Two businesses apply for YK Delta's first marijuana retail licenses

Dec 27, 2016

The marijuana business in Alaska is still young and in rural Western Alaska, untested. How state and federal regulations under President-elect Trump will co-exist is still to be seen.

Cannabis bud.
Credit KYUK staff

Two businesses in the Yukon Kuskokwim Delta are applying for the region’s first marijuana store licenses: The Green Tree LLC in Bethel, located at 260 C Osage Avenue, and Kuskokwim Enterprises, LLC in Aniak, located at 3 Slough View Drive.

KYUK, Bethel:  Both businesses are in the first week of their three-week required public notice period. The notice informs the public of the businesses’ intent to apply and allows the public to submit comments or objections to their local government, the applicant, and to the Alcohol and Marijuana Control Office.

Once the applications are submitted, the Marijuana Control Board has 90 days to grant or deny a license.

If they do get a license, how the stores would get licensed marijuana or marijuana products, like edibles, are still-to-be-resolved areas of local law. There are no licensed facilities for growing, testing, or manufacturing marijuana in the region, and without a road connecting stores to their products, businesses will rely on airplanes for transporting their merchandise. The catch is that airplanes are under federal jurisdiction, where marijuana is illegal, flying over a state where it’s not.

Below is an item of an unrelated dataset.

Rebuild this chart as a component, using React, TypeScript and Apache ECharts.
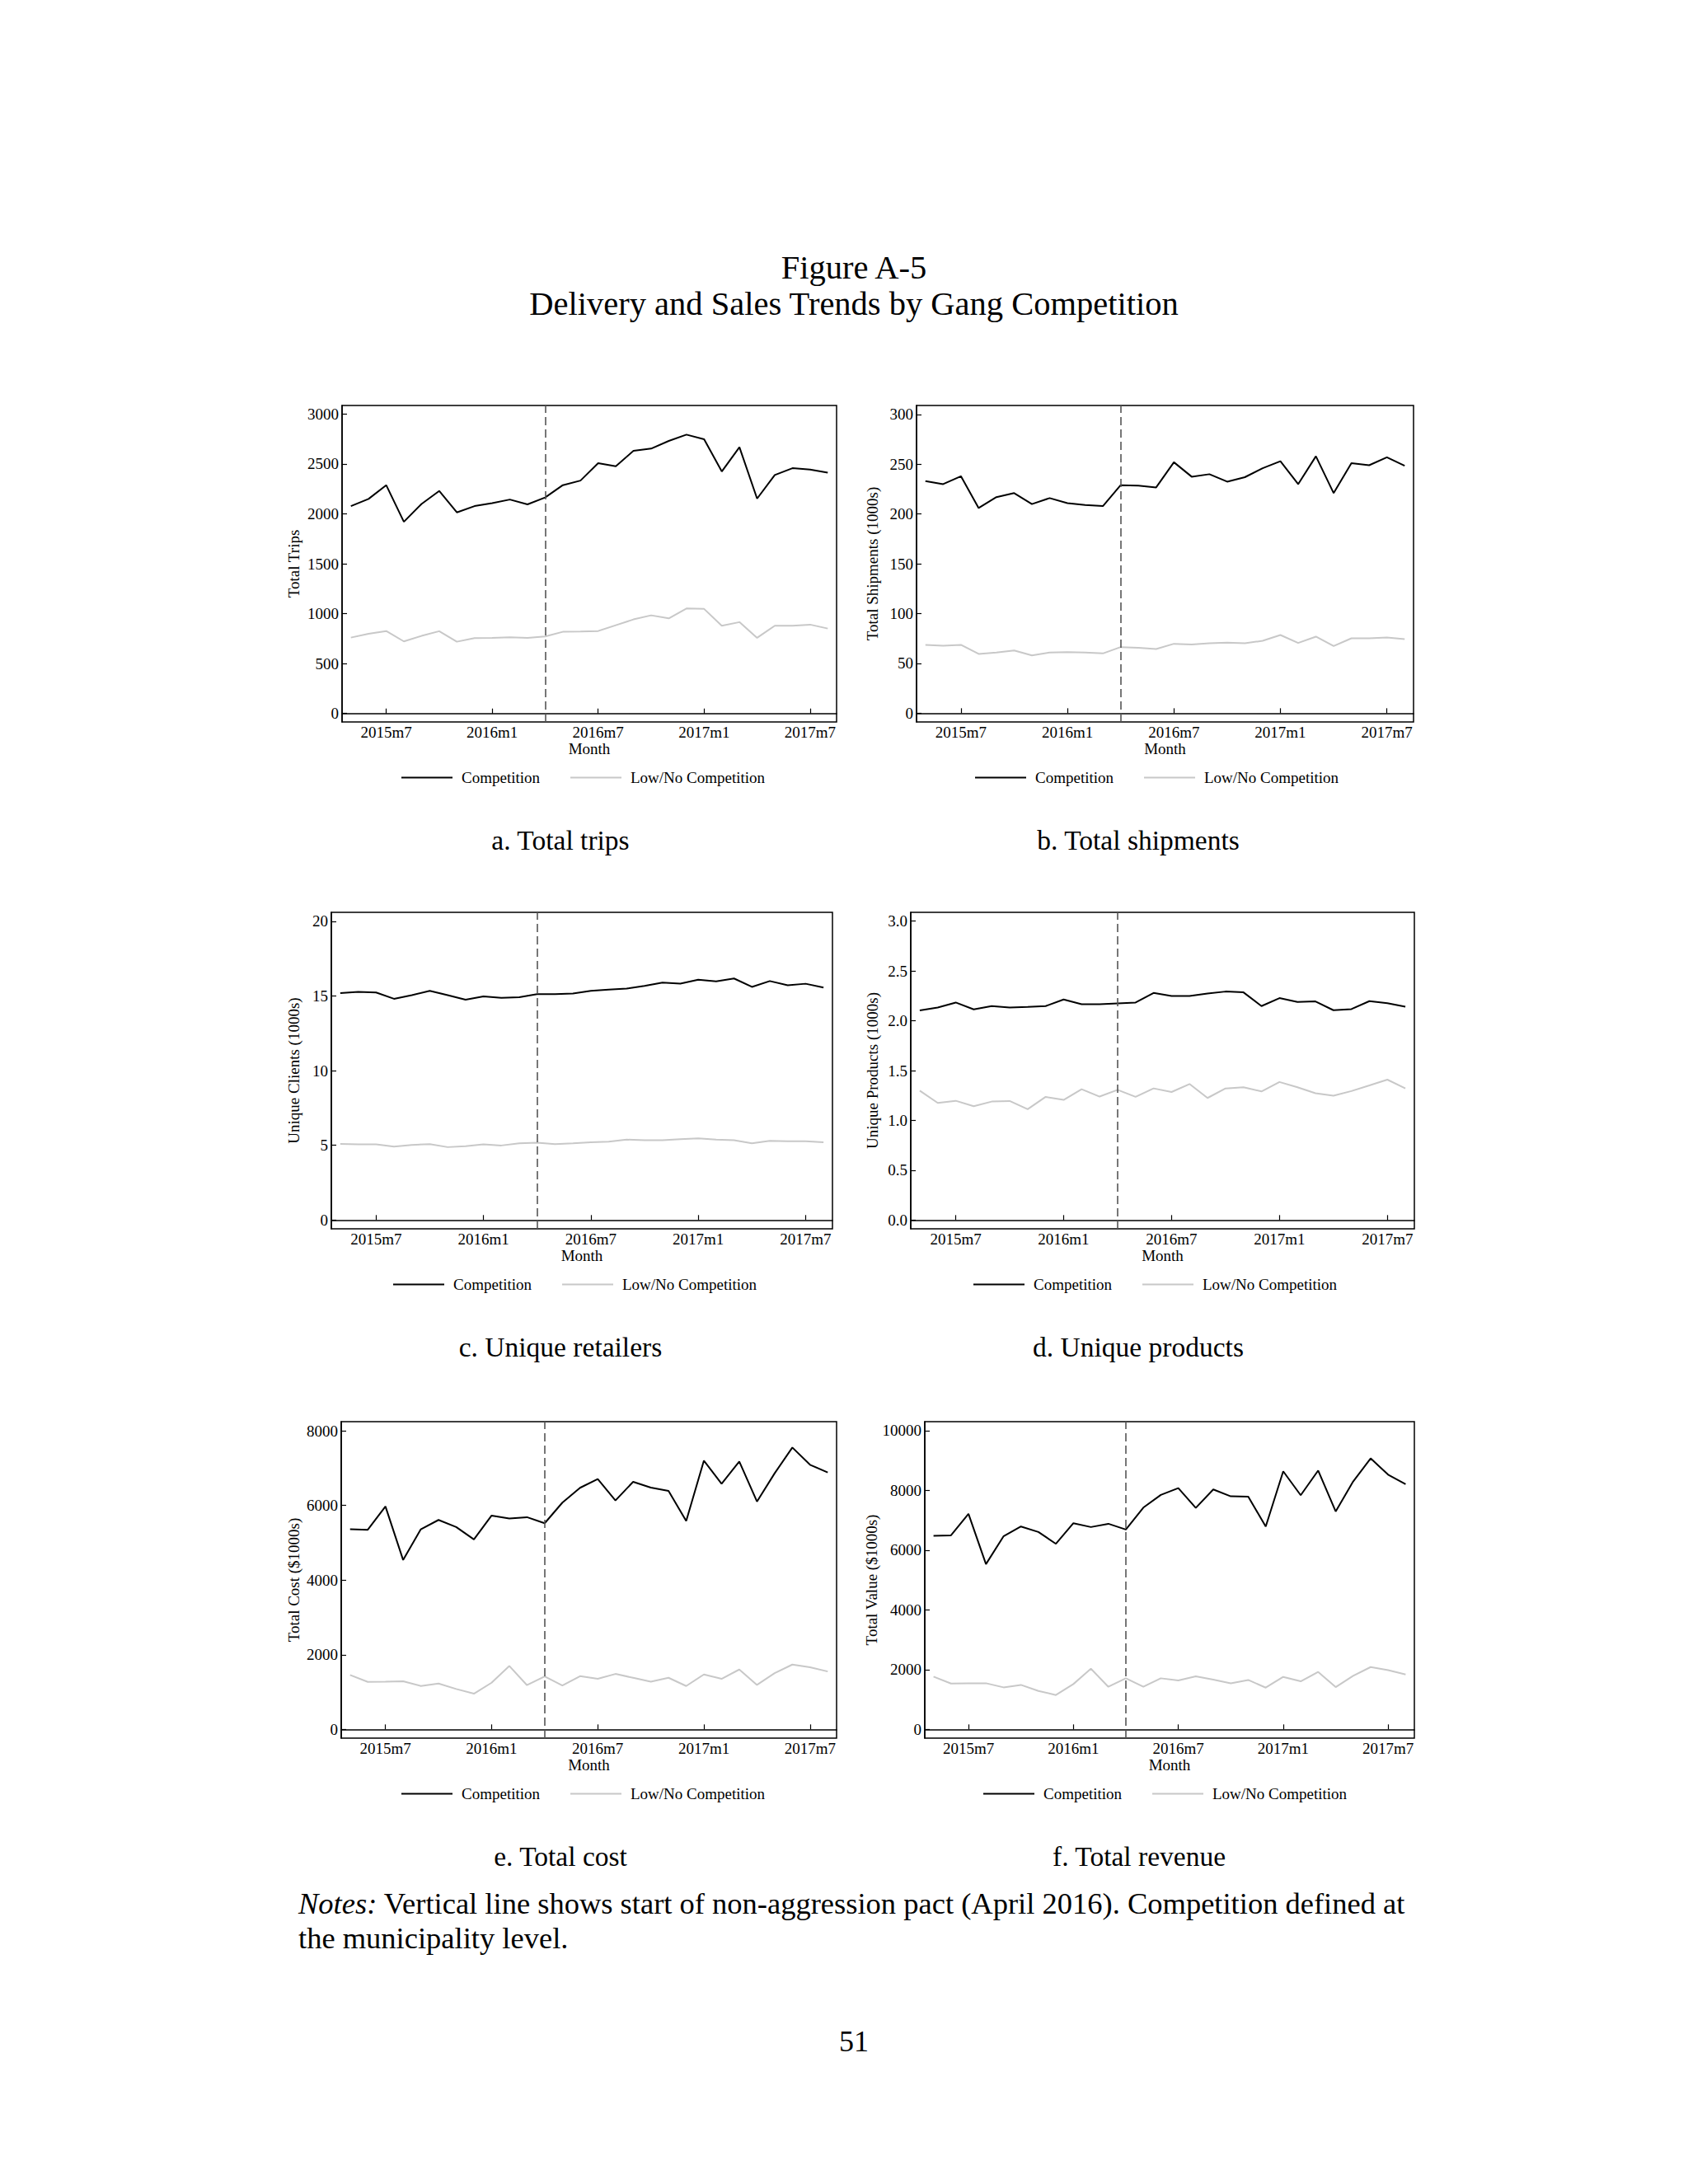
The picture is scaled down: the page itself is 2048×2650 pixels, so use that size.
import React, { useEffect, useRef } from "react";
import * as echarts from "echarts";

const months = [
  "2015m5", "2015m6", "2015m7", "2015m8", "2015m9", "2015m10", "2015m11", "2015m12",
  "2016m1", "2016m2", "2016m3", "2016m4", "2016m5", "2016m6", "2016m7", "2016m8",
  "2016m9", "2016m10", "2016m11", "2016m12", "2017m1", "2017m2", "2017m3", "2017m4",
  "2017m5", "2017m6", "2017m7", "2017m8",
];
const xTickLabels = ["2015m7", "2016m1", "2016m7", "2017m1", "2017m7"];
const pactMonth = "2016m4";
const seriesNames = ["Competition", "Low/No Competition"];

const tripsComp = [2077, 2149, 2287, 1920, 2099, 2229, 2014, 2077, 2107, 2143, 2094, 2163, 2287, 2333, 2507, 2477, 2631, 2653, 2730, 2793, 2747, 2424, 2667, 2152, 2388, 2457, 2444, 2413];
const tripsLow = [760, 799, 826, 722, 777, 824, 719, 755, 758, 763, 758, 771, 818, 821, 826, 884, 942, 983, 953, 1052, 1047, 879, 915, 758, 879, 879, 890, 851];
const shipComp = [233, 230, 238, 206, 217, 221, 210, 216, 211, 209, 208, 229, 228.5, 226.7, 252, 237.5, 240, 232.5, 237, 246, 253, 230, 258, 221, 251, 249, 257, 248.5];
const shipLow = [68.6, 67.8, 68.6, 59.5, 61, 63, 58, 61, 61.4, 61, 60, 66.4, 65.6, 64.5, 69.7, 68.9, 70.2, 70.8, 70.2, 72.7, 78.5, 70.5, 76.9, 67.5, 75.2, 75.2, 76, 74.4];
const clientComp = [15.19, 15.27, 15.23, 14.81, 15.05, 15.34, 15.05, 14.75, 14.97, 14.88, 14.92, 15.12, 15.12, 15.17, 15.34, 15.43, 15.5, 15.67, 15.89, 15.83, 16.09, 15.98, 16.17, 15.61, 16.0, 15.72, 15.82, 15.56];
const clientLow = [5.10, 5.06, 5.06, 4.92, 5.03, 5.08, 4.88, 4.94, 5.06, 4.99, 5.14, 5.17, 5.08, 5.14, 5.21, 5.25, 5.38, 5.34, 5.34, 5.41, 5.47, 5.38, 5.34, 5.14, 5.30, 5.27, 5.27, 5.21];
const prodComp = [2.103, 2.133, 2.183, 2.114, 2.147, 2.133, 2.139, 2.147, 2.213, 2.166, 2.166, 2.175, 2.183, 2.279, 2.249, 2.249, 2.274, 2.293, 2.285, 2.147, 2.227, 2.189, 2.194, 2.106, 2.117, 2.197, 2.177, 2.141];
const prodLow = [1.299, 1.175, 1.197, 1.142, 1.189, 1.195, 1.112, 1.236, 1.206, 1.313, 1.239, 1.307, 1.236, 1.321, 1.285, 1.365, 1.225, 1.321, 1.332, 1.291, 1.385, 1.332, 1.272, 1.247, 1.294, 1.351, 1.409, 1.321];
const costComp = [5360, 5346, 5971, 4537, 5360, 5610, 5419, 5088, 5728, 5647, 5684, 5522, 6074, 6471, 6706, 6132, 6632, 6478, 6390, 5581, 7199, 6581, 7176, 6103, 6860, 7551, 7088, 6882];
const costLow = [1456, 1272, 1279, 1287, 1162, 1228, 1081, 956, 1250, 1699, 1184, 1419, 1176, 1426, 1353, 1485, 1382, 1279, 1382, 1162, 1471, 1353, 1603, 1191, 1507, 1735, 1662, 1551];
const valueComp = [6480, 6498, 7215, 5533, 6461, 6792, 6608, 6213, 6903, 6774, 6884, 6691, 7426, 7849, 8079, 7417, 8033, 7803, 7794, 6792, 8640, 7840, 8667, 7298, 8300, 9072, 8529, 8208];
const valueLow = [1765, 1535, 1544, 1544, 1406, 1489, 1287, 1149, 1517, 2031, 1425, 1710, 1425, 1710, 1636, 1774, 1664, 1544, 1654, 1397, 1756, 1608, 1921, 1415, 1792, 2086, 1985, 1838];

const tripsTicks = [0, 500, 1000, 1500, 2000, 2500, 3000];
const shipTicks = [0, 50, 100, 150, 200, 250, 300];
const clientTicks = [0, 5, 10, 15, 20];
const prodTicks = [0, 0.5, 1, 1.5, 2, 2.5, 3];
const costTicks = [0, 2000, 4000, 6000, 8000];
const valueTicks = [0, 2000, 4000, 6000, 8000, 10000];

const FONT = "Liberation Serif";

const panels = [
  { comp: tripsComp, low: tripsLow, ticks: tripsTicks, min: -85, max: 3085, name: "Total Trips", dec: 0,
    left: 415, right: 1015, top: 492, nameGap: 49, legendLeft: 482, caption: "a. Total trips", capX: 680 },
  { comp: shipComp, low: shipLow, ticks: shipTicks, min: -8.8, max: 309, name: "Total Shipments (1000s)", dec: 0,
    left: 1112, right: 1715, top: 492, nameGap: 44, legendLeft: 1178, caption: "b. Total shipments", capX: 1381 },
  { comp: clientComp, low: clientLow, ticks: clientTicks, min: -0.59, max: 20.6, name: "Unique Clients (1000s)", dec: 0,
    left: 402, right: 1010, top: 1107, nameGap: 36, legendLeft: 472, caption: "c. Unique retailers", capX: 680 },
  { comp: prodComp, low: prodLow, ticks: prodTicks, min: -0.088, max: 3.088, name: "Unique Products (1000s)", dec: 1,
    left: 1105, right: 1716, top: 1107, nameGap: 37, legendLeft: 1176, caption: "d. Unique products", capX: 1381 },
  { comp: costComp, low: costLow, ticks: costTicks, min: -235, max: 8243, name: "Total Cost ($1000s)", dec: 0,
    left: 414, right: 1015, top: 1725, nameGap: 48, legendLeft: 482, caption: "e. Total cost", capX: 680 },
  { comp: valueComp, low: valueLow, ticks: valueTicks, min: -294, max: 10303, name: "Total Value ($1000s)", dec: 0,
    left: 1122, right: 1716, top: 1725, nameGap: 54, legendLeft: 1188, caption: "f. Total revenue", capX: 1382 },
];

const PLOT_H = 384;

export default function App() {
  const ref = useRef<HTMLDivElement>(null);
  useEffect(() => {
    if (!ref.current) return;
    const chart = echarts.init(ref.current, null, { renderer: "svg" });
    const tickSet = new Set(xTickLabels.map((l) => months.indexOf(l)));
    const textStyle = { fontFamily: FONT, fontSize: 19, color: "#000" };

    const grid: any[] = [];
    const xAxis: any[] = [];
    const yAxis: any[] = [];
    const series: any[] = [];
    const legend: any[] = [];
    const graphic: any[] = [];

    panels.forEach((p, i) => {
      grid.push({
        left: p.left, top: p.top, width: p.right - p.left, height: PLOT_H,
        show: true, borderColor: "#000", borderWidth: 1.5, backgroundColor: "transparent",
      });
      xAxis.push({
        type: "category", gridIndex: i, data: months, boundaryGap: true,
        axisLine: { show: true, lineStyle: { color: "#000", width: 1.5 } },
        axisTick: { show: true, inside: true, length: 6, alignWithLabel: true,
          interval: (idx: number) => tickSet.has(idx), lineStyle: { color: "#000", width: 1.2 } },
        axisLabel: { ...textStyle, margin: 3, interval: (idx: number) => tickSet.has(idx) },
        splitLine: { show: false },
        name: "Month", nameLocation: "middle", nameGap: 21, nameTextStyle: textStyle,
      });
      yAxis.push({
        type: "value", gridIndex: i, min: p.min, max: p.max,
        splitLine: { show: false },
        axisLine: { show: true, lineStyle: { color: "#000", width: 1.5 } },
        axisTick: { show: true, inside: true, length: 6, customValues: p.ticks, lineStyle: { color: "#000", width: 1.2 } },
        axisLabel: { ...textStyle, margin: 4, customValues: p.ticks,
          formatter: (v: number) => v.toFixed(p.dec) },
        name: p.name, nameLocation: "middle", nameGap: p.nameGap, nameRotate: 90,
        nameTextStyle: textStyle,
      });
      series.push({
        type: "line", name: seriesNames[1], xAxisIndex: i, yAxisIndex: i,
        data: p.low, symbol: "none", color: "#c8c8c8",
        lineStyle: { color: "#c8c8c8", width: 2 }, itemStyle: { color: "#c8c8c8" },
      });
      series.push({
        type: "line", name: seriesNames[0], xAxisIndex: i, yAxisIndex: i,
        data: p.comp, symbol: "none", color: "#000",
        lineStyle: { color: "#000", width: 2 }, itemStyle: { color: "#000" },
        markLine: {
          silent: true, symbol: "none", label: { show: false },
          lineStyle: { type: [10, 5], color: "#555", width: 1.6 },
          data: [{ xAxis: pactMonth }],
        },
      });
      legend.push({
        data: seriesNames, left: p.legendLeft, top: p.top + PLOT_H + 53,
        itemWidth: 62, itemHeight: 2, icon: "rect", itemGap: 37,
        textStyle: { ...textStyle, padding: [0, 0, 0, 6] },
      });
      graphic.push({
        type: "text", x: p.capX, y: p.top + PLOT_H + 143,
        style: { text: p.caption, fontFamily: FONT, fontSize: 33.5, fill: "#000", align: "center", verticalAlign: "middle" },
      });
    });

    graphic.push({
      type: "text", x: 1036, y: 324,
      style: { text: "Figure A-5", fontFamily: FONT, fontSize: 40.5, fill: "#000", align: "center", verticalAlign: "middle" },
    });
    graphic.push({
      type: "text", x: 1036, y: 368,
      style: { text: "Delivery and Sales Trends by Gang Competition", fontFamily: FONT, fontSize: 40.5, fill: "#000", align: "center", verticalAlign: "middle" },
    });
    graphic.push({
      type: "text", x: 362, y: 2309,
      style: {
        text: "{i|Notes:} Vertical line shows start of non-aggression pact (April 2016). Competition defined at",
        rich: { i: { fontStyle: "italic", fontFamily: FONT, fontSize: 36.5, fill: "#000" } },
        fontFamily: FONT, fontSize: 36.5, fill: "#000", align: "left", verticalAlign: "middle",
      },
    });
    graphic.push({
      type: "text", x: 362, y: 2351,
      style: { text: "the municipality level.", fontFamily: FONT, fontSize: 36.5, fill: "#000", align: "left", verticalAlign: "middle" },
    });
    graphic.push({
      type: "text", x: 1036, y: 2477,
      style: { text: "51", fontFamily: FONT, fontSize: 36, fill: "#000", align: "center", verticalAlign: "middle" },
    });

    chart.setOption({
      animation: false,
      backgroundColor: "#fff",
      grid, xAxis, yAxis, series, legend, graphic,
    });
    return () => chart.dispose();
  }, []);
  return <div ref={ref} style={{ position: "absolute", left: 0, top: 0, width: 2048, height: 2650, background: "#fff" }} />;
}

“Well, all of marijuana is 'operate at your own risk' to some extent," said Cynthia Franklin, Director of the Alaska Alcohol and Marijuana Control Office. She calls the state’s marijuana industry “risky business.”

“We don’t have any idea how the federal government is going to react to the reality of Alaska, which is that if you want to have a [marijuana establishment] in an area of the state that’s fairly inaccessible, you might be violating federal transportation rules. But keep in mind, everything that we’re doing is federally illegal,” Franklin said.

The U.S. Department of Justice has issued a memorandum saying that, in states that have created robust marijuana regulations, if you are a licensed establishment operating in full compliance with these regulations then you won’t be a priority to prosecute. But it offers no guarantees. 

“If you look at the end," Franklin said, "it sort of disavows everything and says, 'we can still do whatever we want.'”

And the memorandum, as mushy as it is, could disappear under Jeff Sessions, President-elect Donald Trump’s pick for U.S. Attorney General.

The marijuana business in Alaska is still young and in rural Western Alaska, untested. And with a new administration taking over the Justice Department, how the state and federal regulations will co-exist is still to be seen.